# Oldies but Goodies, Thanks Mike



## xo18thfa (Jan 2, 2008)

Mike: Thanks for hanging these up for us. I am in like total info overload.


----------



## Richard Weatherby (Jan 3, 2008)

Many Thanks !!!


----------



## RimfireJim (Mar 25, 2009)

Ditto, Mike - those are some great articles.


----------



## Gary Armitstead (Jan 2, 2008)

Ditto, ditto Mikey. You have gone to a lot of work to put these up for us. Much appreciated!


----------



## Big65Dude (Jan 2, 2008)

Here, here!

Good show, well done!


----------



## tmejia (Jan 2, 2008)

Mike,
You da man!!!
Thanks

Tommy








Rio Gracie


----------



## general1861 (Jan 22, 2010)

Thanks, Mike. Job well done!


----------



## alecescolme (Dec 20, 2010)

Many thanks Mike, 
I knew someone had saved some of these somewhere! 

Alec.


----------



## Mike O (Jan 2, 2008)

Mike, 

Thanks for taking what must be a considerable amount of time to post these. Much appreciated. 

Mike


----------



## Pete Thornton (Jan 2, 2008)

Great job Mike. Do you want to post the ones I saved, and anyone else's too?


----------



## chuckger (Jan 2, 2008)

Thanks Mike, good to have them back 

Chuckger


----------



## Mike Reilley (Jan 2, 2008)

Thanks all...I had two down days here...soreness from building my GRR. So, I took the time to add this stuff. If you have some Oldies but Goodies in pdf or MS Word format...remember, you TOO can post them in the proper forum. 

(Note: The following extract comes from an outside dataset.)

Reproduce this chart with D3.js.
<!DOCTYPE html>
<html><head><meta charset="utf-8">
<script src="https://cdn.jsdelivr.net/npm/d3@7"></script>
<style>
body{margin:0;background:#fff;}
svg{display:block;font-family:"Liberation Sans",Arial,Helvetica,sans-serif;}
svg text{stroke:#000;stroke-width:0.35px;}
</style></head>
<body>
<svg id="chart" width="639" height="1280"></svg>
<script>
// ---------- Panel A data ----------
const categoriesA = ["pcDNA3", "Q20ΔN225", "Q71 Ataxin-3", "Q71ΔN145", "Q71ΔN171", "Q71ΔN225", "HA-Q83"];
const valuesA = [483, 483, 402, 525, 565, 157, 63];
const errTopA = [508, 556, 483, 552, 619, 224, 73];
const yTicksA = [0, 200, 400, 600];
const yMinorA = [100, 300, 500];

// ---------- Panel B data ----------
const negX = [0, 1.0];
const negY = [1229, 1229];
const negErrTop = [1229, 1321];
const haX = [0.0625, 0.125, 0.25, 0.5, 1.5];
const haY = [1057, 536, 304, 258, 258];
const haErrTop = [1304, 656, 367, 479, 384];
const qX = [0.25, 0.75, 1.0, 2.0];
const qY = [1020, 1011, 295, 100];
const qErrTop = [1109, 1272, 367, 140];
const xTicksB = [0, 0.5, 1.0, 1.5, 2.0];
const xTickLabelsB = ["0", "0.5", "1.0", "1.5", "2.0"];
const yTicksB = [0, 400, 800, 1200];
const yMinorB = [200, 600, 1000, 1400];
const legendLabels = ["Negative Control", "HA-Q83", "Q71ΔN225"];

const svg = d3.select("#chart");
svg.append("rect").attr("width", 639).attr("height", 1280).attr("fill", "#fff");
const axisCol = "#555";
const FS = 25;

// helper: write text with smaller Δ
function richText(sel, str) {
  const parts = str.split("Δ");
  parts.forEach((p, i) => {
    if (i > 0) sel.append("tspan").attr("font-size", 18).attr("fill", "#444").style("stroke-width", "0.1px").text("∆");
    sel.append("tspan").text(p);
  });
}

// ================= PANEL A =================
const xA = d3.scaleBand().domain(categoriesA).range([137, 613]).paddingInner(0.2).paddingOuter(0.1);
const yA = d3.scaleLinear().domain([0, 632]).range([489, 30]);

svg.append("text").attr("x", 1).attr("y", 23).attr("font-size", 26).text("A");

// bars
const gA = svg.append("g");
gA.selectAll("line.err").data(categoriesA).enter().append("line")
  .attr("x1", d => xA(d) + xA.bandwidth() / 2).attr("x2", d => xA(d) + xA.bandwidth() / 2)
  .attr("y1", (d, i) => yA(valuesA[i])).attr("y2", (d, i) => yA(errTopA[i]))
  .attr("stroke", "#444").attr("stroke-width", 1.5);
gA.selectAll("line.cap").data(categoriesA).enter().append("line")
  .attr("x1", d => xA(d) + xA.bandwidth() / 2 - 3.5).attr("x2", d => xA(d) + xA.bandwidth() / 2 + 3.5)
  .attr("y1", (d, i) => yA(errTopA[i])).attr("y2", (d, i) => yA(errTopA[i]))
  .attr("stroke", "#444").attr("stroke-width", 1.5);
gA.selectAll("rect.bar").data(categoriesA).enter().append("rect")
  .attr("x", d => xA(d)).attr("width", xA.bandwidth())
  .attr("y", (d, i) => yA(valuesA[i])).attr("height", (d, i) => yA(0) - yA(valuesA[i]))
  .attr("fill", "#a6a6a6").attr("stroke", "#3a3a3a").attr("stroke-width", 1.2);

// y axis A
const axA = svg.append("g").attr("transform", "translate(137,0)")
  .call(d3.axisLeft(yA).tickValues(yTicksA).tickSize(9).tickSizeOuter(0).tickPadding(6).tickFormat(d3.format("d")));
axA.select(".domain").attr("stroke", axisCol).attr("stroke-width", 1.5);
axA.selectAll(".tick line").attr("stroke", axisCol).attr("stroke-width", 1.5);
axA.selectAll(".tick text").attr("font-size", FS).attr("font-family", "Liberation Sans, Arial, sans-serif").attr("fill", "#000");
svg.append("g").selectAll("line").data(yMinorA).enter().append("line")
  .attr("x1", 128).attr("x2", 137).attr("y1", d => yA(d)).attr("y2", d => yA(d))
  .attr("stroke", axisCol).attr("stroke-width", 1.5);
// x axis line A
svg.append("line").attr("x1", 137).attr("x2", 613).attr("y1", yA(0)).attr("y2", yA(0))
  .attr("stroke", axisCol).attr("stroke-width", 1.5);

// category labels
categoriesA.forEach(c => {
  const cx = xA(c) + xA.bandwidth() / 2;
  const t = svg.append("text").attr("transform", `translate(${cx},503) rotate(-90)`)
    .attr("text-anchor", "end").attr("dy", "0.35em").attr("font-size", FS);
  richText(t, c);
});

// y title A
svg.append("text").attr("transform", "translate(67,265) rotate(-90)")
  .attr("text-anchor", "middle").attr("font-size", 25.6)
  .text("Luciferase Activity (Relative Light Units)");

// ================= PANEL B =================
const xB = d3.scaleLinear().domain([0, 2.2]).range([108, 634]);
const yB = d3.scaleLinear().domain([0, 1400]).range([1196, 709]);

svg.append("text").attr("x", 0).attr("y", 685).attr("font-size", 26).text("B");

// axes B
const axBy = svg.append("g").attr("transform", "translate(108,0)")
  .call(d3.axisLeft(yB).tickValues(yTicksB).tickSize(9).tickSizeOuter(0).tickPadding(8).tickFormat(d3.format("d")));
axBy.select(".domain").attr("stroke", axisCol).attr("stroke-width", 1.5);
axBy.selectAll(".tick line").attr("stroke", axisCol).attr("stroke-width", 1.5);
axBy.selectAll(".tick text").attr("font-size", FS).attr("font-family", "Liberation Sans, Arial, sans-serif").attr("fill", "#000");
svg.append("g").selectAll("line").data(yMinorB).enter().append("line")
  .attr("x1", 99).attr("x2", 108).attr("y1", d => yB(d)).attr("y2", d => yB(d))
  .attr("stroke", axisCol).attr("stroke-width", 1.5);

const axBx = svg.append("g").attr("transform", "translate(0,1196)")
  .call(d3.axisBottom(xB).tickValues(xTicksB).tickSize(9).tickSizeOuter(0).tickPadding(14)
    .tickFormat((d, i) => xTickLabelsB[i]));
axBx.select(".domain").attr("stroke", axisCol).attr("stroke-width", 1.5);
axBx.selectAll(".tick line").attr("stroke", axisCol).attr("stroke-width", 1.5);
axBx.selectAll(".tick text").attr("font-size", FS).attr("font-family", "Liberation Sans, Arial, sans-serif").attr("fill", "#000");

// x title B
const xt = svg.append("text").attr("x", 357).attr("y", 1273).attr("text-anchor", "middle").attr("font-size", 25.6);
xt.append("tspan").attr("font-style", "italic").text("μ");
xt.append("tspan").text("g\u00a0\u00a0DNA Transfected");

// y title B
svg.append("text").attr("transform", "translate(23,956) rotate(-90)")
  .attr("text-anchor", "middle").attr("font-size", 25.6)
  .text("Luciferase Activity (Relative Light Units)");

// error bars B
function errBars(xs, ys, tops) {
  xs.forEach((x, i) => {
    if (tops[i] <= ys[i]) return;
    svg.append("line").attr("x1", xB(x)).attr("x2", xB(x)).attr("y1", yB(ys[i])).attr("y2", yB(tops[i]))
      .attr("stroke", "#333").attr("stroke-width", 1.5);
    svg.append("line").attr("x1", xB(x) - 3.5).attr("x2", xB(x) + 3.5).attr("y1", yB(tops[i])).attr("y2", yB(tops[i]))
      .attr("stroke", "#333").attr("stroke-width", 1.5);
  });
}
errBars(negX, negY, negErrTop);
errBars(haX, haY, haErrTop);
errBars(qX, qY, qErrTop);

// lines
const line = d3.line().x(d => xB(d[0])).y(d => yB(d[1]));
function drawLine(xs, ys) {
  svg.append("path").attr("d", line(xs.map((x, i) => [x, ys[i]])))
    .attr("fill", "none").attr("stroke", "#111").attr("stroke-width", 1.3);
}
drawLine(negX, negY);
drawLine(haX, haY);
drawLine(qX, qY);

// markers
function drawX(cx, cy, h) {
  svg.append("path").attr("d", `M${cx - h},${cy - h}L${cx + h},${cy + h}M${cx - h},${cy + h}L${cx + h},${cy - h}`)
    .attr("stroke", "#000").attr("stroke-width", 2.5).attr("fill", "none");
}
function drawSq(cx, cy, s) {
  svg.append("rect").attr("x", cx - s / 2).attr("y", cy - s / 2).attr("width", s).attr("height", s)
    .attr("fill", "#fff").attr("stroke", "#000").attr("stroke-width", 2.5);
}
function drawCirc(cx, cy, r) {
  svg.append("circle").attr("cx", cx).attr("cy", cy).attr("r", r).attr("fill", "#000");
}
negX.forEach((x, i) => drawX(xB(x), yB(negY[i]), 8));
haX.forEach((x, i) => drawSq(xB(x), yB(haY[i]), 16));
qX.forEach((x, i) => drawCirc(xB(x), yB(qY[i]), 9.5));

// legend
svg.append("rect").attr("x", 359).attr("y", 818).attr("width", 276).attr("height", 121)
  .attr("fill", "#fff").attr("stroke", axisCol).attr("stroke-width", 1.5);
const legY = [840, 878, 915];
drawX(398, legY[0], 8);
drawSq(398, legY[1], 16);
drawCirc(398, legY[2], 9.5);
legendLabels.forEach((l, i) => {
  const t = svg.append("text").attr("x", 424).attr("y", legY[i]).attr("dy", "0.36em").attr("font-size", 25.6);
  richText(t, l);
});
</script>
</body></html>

You'll note that the stuff I posted is mostly applicable to NG railroading and steam engines. I'm NOT into the modern engines what-so-ever. So, my bias is showing. 

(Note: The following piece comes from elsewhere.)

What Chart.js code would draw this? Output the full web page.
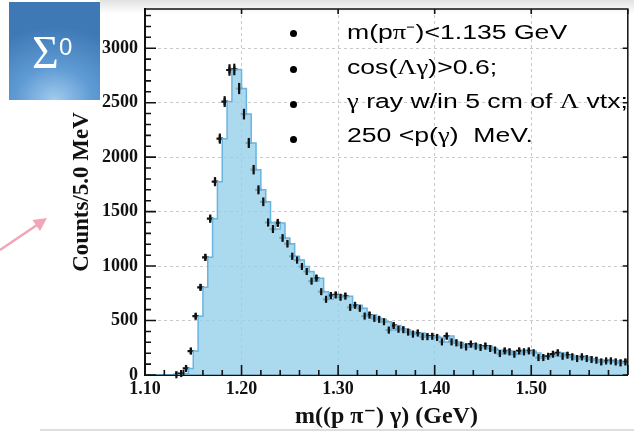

We all have biases...so if others have threads about other aspects of GRRing...post em in the appropriate forum.


----------



## CCSII (Jan 3, 2008)

Thanks a lot Mike, I need a bigger hard drive now! (kidding, you did a great service for many of us.)

CCSII


----------



## railcandy (Dec 19, 2010)

Ya' Mike as I said on one of your earlier posts... "I think you deserve some kinda' aword for all your work here. Keep em' comming !!


----------



## TrotFox (Feb 15, 2008)




----------



## noelw (Jan 2, 2008)

Tks to Mike R. and Steve C. I think I have all of my stuff I wanted to save on our_ How to do stuff_ put into a PDF file now. . tks again guy. Noel & Jane


----------